A collaborative effort between the University of Connecticut Undergraduate Student Government and the UConn School of Law will help undocumented students gain access to legal services, said USG President Daniel Byrd.
The event, which is planned for March 28 at the UConn School of Law in Hartford, will pair undocumented students with School of Law alumni who are volunteering their legal services and expertise pro bono, in the event of the student or their family facing deportation or detainment, Byrd said.
“[If] someone is arrested for their status or detained... that person has a right to legal counsel,” Byrd said. “We would love if a UConn alum would be a representative for that student and their family. There’s things that lawyers can do to help prevent deportation.”
The idea arose from the UConn Vice President for Student affairs Michael Gilbert, Byrd said, whose office reached out to the Dean of Law Timothy Fisher.
Gilbert said the law school was receptive to the idea.

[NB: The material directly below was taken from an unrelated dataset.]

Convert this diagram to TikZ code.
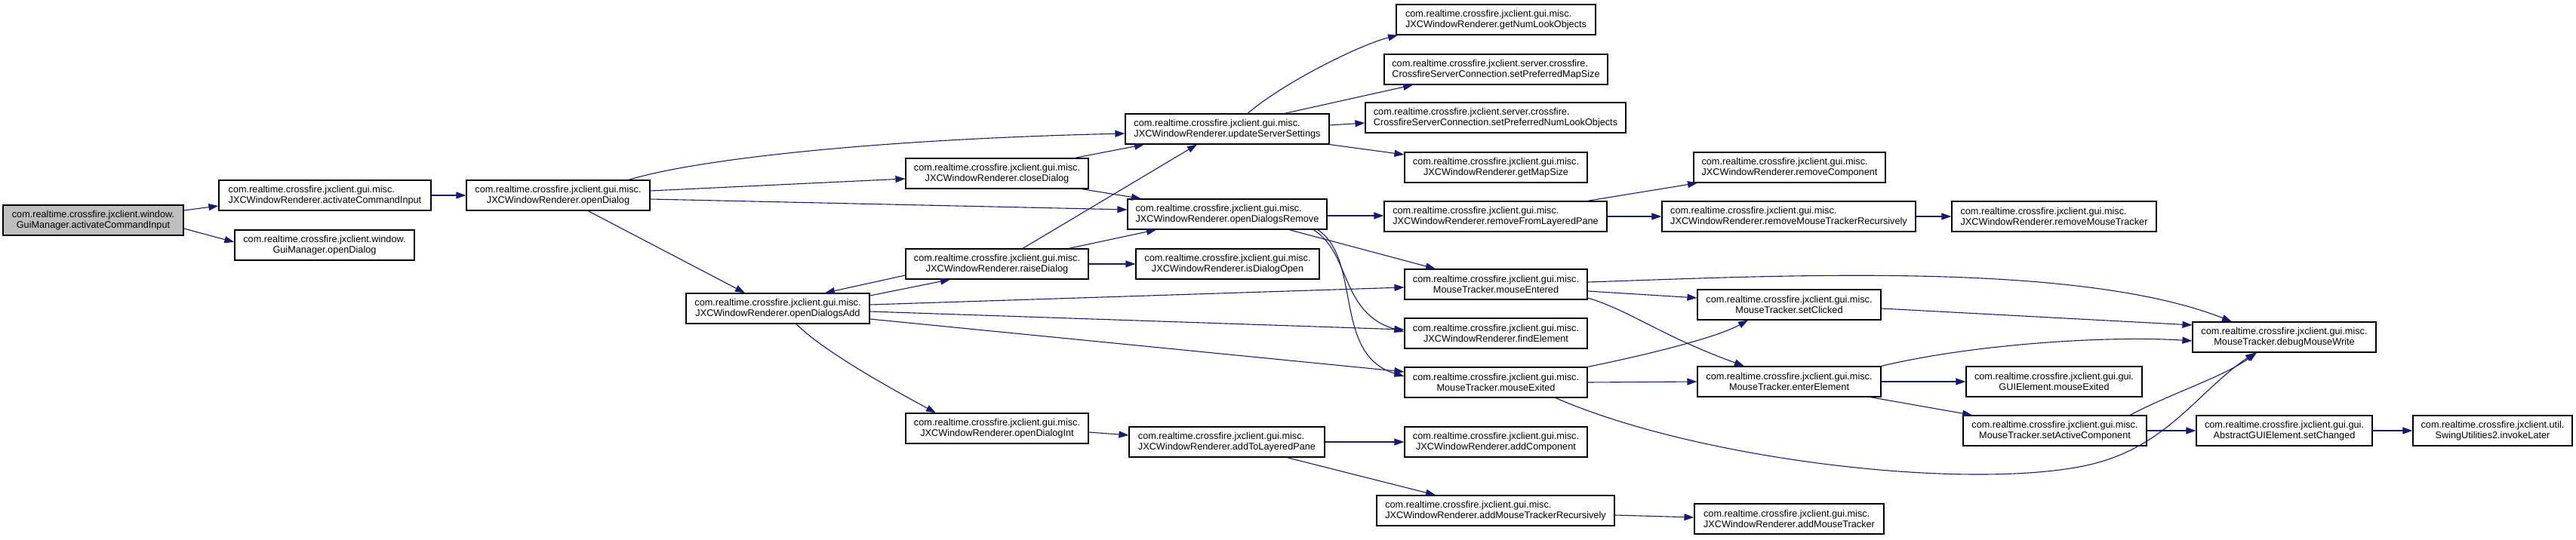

“Student Affairs’ staff proposed this idea to Fischer and he gladly joined our meetings with USG and undocumented students to offer his support,” Gilbert said. “This helps demonstrate the university’s leadership on this issue and concern for our students.”
The dean of students, general counsels and the president’s office are all supporting this campaign, Byrd said.
“We have the support of the administration,” Byrd said. “They’ve been very helpful with this project.”
The group has been meeting since Trump’s election, Byrd said, in wake of the student protests that took place on campus in November.
“We turned a rally on Nov. 8 into a committee of students and administrators,” Byrd said. “Our first meeting was in November, and we’ve been meeting once a month since then, sometimes twice a month. We met over winter break. We wanted to get a lot of stuff done before Jan. 20, when [Trump] became president.”
Several students have already asked to participate in the event, Byrd said.
“The students who go to our meetings… are all on board for going,” Byrd said. “We have students who are really looking forward to this event.”
While there hasn’t been any overt advertising for the event so far, Byrd said that word-of-mouth will be the main method, since students may not be comfortable with advertising their undocumented status.
“We will certainly be student-to-student advertising,” Byrd said. “This is something I think a lot of students realize they need, but don’t know how to get legal services.”
Byrd’s main motivation for helping organize this event came from a sense of responsibility as USG president, and a fellowship for his peers, he said.
“This group of students in particular is facing a new kind of threat that they’ve never faced before under a Trump presidency,” he said. “I felt called to action because of our fellow Huskies.”
Byrd said that he hopes the collaboration will bring both former and current UConn students together.
“I think it’s a good way to bridge the gap between law alum and students,” Byrd said. “These students... were brought here before the age of 16. They don’t have a choice about where they came. They haven’t known any other place. They feel just as American as anybody else. They’re my friends. They’re my peers. They’re my fellow UConn students.”